Светлый фон

Часто мы теряли из виду некоторые приметные вершины, которые служили нам ориентирами. Но, казалось, наш проводник знал дорогу столь хорошо, словно его вёл инстинкт, более изощрённый, чем память или разум, так что он ни разу не испытывал колебаний в выборе пути. Периодически останавливаясь, мы подошли к разбитым обломкам мощёной дороги, которая ранее пролегала через весь этот труднопроходимый район. Широкие циклопические плиты из гнейса словно разметало штормами на протяжении долгих временных периодов, превосходящих историю человечества. А в некоторых, особенно глубоких пропастях мы видели изъеденные эрозией опоры громадных мостов, которые в прежние времена простирались над этими безднами. Вид этих развалин ободрил нас, ибо в той доисторической книге упоминались могучие мосты и великая дорога, ведущая в сказочный город.

Полдер и я ликовали, и всё же думаю, что мы оба задрожали от странного ужаса, когда попытались прочесть некоторые надписи, которые были так глубоко вырезаны на истёртых камнях, что их всё еще можно было разглядеть. Ни один из живущих, даже если бы он знал все языки Земли, не мог бы расшифровать эти символы, и, возможно, именно их чужеродность так напугала нас. В течение долгих напряжённых лет мы усердно искали всё, что выходило за пределы смертной жизни, выделяясь необычайным возрастом, отдалённостью или странностью, мы страстно жаждали эзотерического и необычного, древних тёмных тайн. Но тоска по запредельному была несовместима со страхом и отторжением. Мы были осведомлены об опасностях, которые могли подстерегать нас в наших нелёгких одиночных исследованиях намного лучше тех, кто предпочитал ходить проторенными тропами.

Часто мы строили различные фантастические гипотезы относительно загадочного города, построенного в горах. Но, приближаясь к конечной цели нашего путешествия, когда следы неведомого первозданного народа множились вокруг нас, мы впадали в длительные периоды молчания, становясь такими же неразговорчивыми, как наш бесстрастный проводник. Мысли, приходящие нам на ум, были слишком странными, чтобы высказывать их; из руин холод древнейших эпох вошёл в наши сердца и более не уходил.

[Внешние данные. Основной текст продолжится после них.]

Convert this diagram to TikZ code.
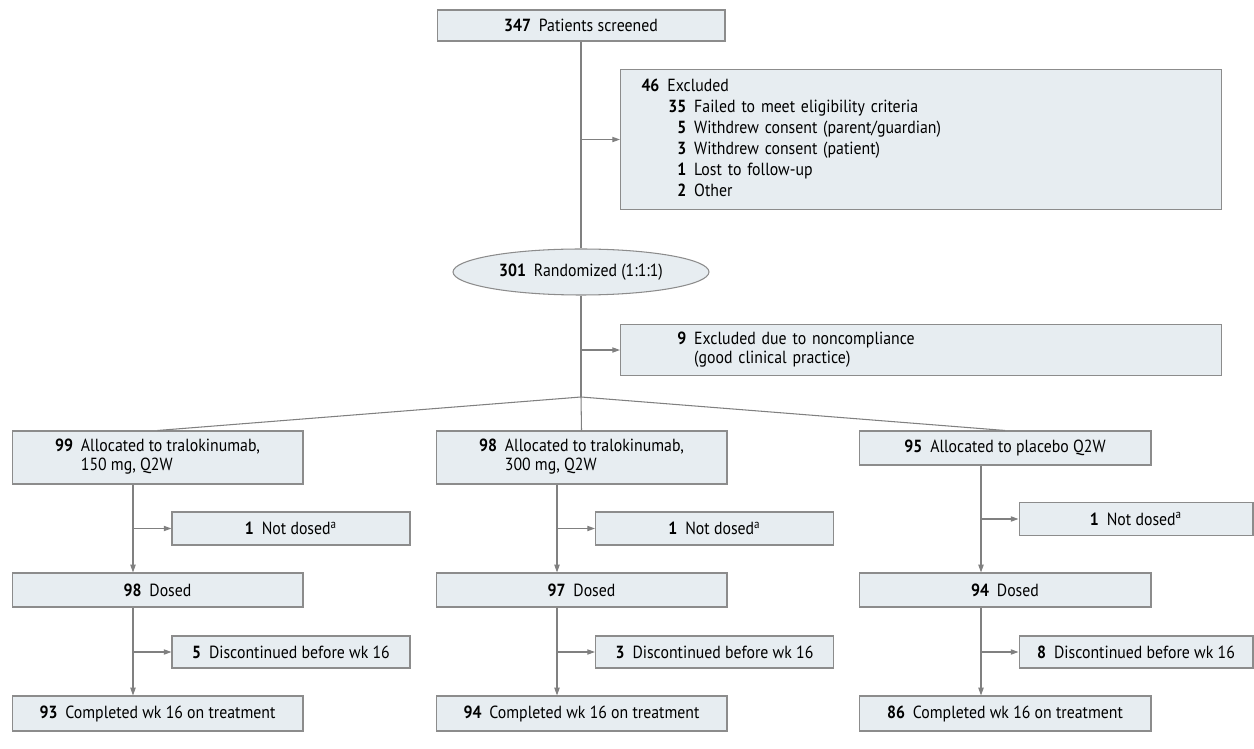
\documentclass[tikz,border=0pt]{standalone}
\usepackage{fontspec}
\setmainfont{PT Sans}[FakeStretch=0.9]
\usetikzlibrary{arrows.meta,shapes.geometric}

\definecolor{boxfill}{HTML}{E7EDF1}
\definecolor{boxline}{HTML}{8C8C8C}
\definecolor{linkline}{HTML}{808080}

\newcommand{\num}[1]{\textbf{#1}\hspace{4.5pt}}
\newcommand{\twoline}[3]{{\renewcommand{\arraystretch}{0.9}%
  \begin{tabular}{@{}r@{\hspace{4.5pt}}l@{}}\textbf{#1} & #2\\ & #3\end{tabular}}}

\tikzset{
  box/.style={draw=boxline, fill=boxfill, line width=0.6pt, inner sep=0pt, align=center},
  bigbox/.style={box, minimum width=5.82cm},
  sidebox/.style={box, minimum width=4.76cm, minimum height=0.66cm},
  exclbox/.style={box, anchor=north west, text width=11.18cm, inner xsep=0.42cm, align=left},
  link/.style={draw=linkline, line width=0.6pt},
  arr/.style={link, -{Triangle[length=4.4pt,width=3pt]}}
}

\begin{document}
\begin{tikzpicture}[x=0.02cm,y=-0.02cm,font=\fontsize{10}{12}\selectfont]
\useasboundingbox (0,0) rectangle (1254,749);

% screening and randomization
\node[box, minimum width=5.76cm, minimum height=0.62cm] (screen) at (581,25.5) {\num{347}Patients screened};
\node[exclbox, minimum height=2.8cm] (excl) at (620,69) {%
  \begin{tabular}{@{}r@{\hspace{4.5pt}}l@{}}
  \multicolumn{2}{@{}l}{\num{46}Excluded}\\
  \makebox[25.5pt][r]{\textbf{35}} & Failed to meet eligibility criteria\\
  \textbf{5} & Withdrew consent (parent/guardian)\\
  \textbf{3} & Withdrew consent (patient)\\
  \textbf{1} & Lost to follow-up\\
  \textbf{2} & Other
  \end{tabular}};
\node[ellipse, draw=boxline, fill=boxfill, line width=0.6pt, inner sep=0pt, minimum width=5.12cm, minimum height=0.92cm] (rand) at (581,272) {\num{301}Randomized (1:1:1)};
\node[exclbox, minimum height=1.02cm] (gcp) at (620,324) {%
  {\renewcommand{\arraystretch}{0.9}%
  \begin{tabular}{@{}r@{\hspace{4.5pt}}l@{}}
  \makebox[25.5pt][r]{\textbf{9}} & Excluded due to noncompliance\\
  & (good clinical practice)
  \end{tabular}}};
\coordinate (split) at (581,397);

% allocation
\node[bigbox, minimum height=1.06cm] (alloc1) at (157.5,457.5) {\twoline{99}{Allocated to tralokinumab,}{150 mg, Q2W}};
\node[bigbox, minimum height=1.06cm] (alloc2) at (581.5,457.5) {\twoline{98}{Allocated to tralokinumab,}{300 mg, Q2W}};
\node[bigbox, minimum width=5.84cm, minimum height=0.68cm] (alloc3) at (1005,448) {\num{95}Allocated to placebo Q2W};

% not dosed
\node[sidebox] (nd1) at (291,528.5) {\num{1}Not dosed\textsuperscript{a}};
\node[sidebox] (nd2) at (714.5,528.5) {\num{1}Not dosed\textsuperscript{a}};
\node[sidebox, minimum width=4.68cm] (nd3) at (1136,519) {\num{1}Not dosed\textsuperscript{a}};

% dosed
\node[bigbox, minimum height=0.68cm] (dosed1) at (157.5,590) {\num{98}Dosed};
\node[bigbox, minimum height=0.68cm] (dosed2) at (581.5,590) {\num{97}Dosed};
\node[bigbox, minimum width=5.84cm, minimum height=0.68cm] (dosed3) at (1005,590) {\num{94}Dosed};

% discontinued
\node[sidebox, minimum height=0.64cm] (disc1) at (291,652) {\num{5}Discontinued before wk 16};
\node[sidebox, minimum height=0.64cm] (disc2) at (714.5,652) {\num{3}Discontinued before wk 16};
\node[sidebox, minimum width=4.68cm, minimum height=0.64cm] (disc3) at (1136,652) {\num{8}Discontinued before wk 16};

% completed
\node[bigbox, minimum height=0.7cm] (done1) at (157.5,713.5) {\num{93}Completed wk 16 on treatment};
\node[bigbox, minimum height=0.7cm] (done2) at (581.5,713.5) {\num{94}Completed wk 16 on treatment};
\node[bigbox, minimum width=5.84cm, minimum height=0.7cm] (done3) at (1005,713.5) {\num{86}Completed wk 16 on treatment};

% connectors
\draw[link] (screen.south) -- (rand.north);
\draw[arr] (screen.south |- excl.west) -- (excl.west);
\draw[link] (rand.south) -- (split);
\draw[arr] (split |- gcp.west) -- (gcp.west);
\draw[link] (split) -- (alloc1.north);
\draw[link] (split) -- (alloc2.north);
\draw[link] (split) -- (alloc3.north);

\coordinate (col1) at (133,0);
\coordinate (col2) at (557,0);
\coordinate (col3) at (981,0);
\foreach \c in {1,2,3}{
  \draw[arr] (alloc\c.south -| col\c) -- (dosed\c.north -| col\c);
  \draw[arr] (nd\c.west -| col\c) -- (nd\c.west);
  \draw[arr] (dosed\c.south -| col\c) -- (done\c.north -| col\c);
  \draw[arr] (disc\c.west -| col\c) -- (disc\c.west);
}
\end{tikzpicture}
\end{document}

Мы тащились между пустынными скалами и стерильными небесами, вдыхая воздух, который сделался разрежённым и болезненным для лёгких, словно к нему добавилась некая примесь космического эфира. В полдень, достигнув открытого перевала, мы увидели впереди и в высоте, в конце длинной и головокружительной перспективы, город, который был описан как «безымянные руины» в книге, предшествующей всем другим известным книгам.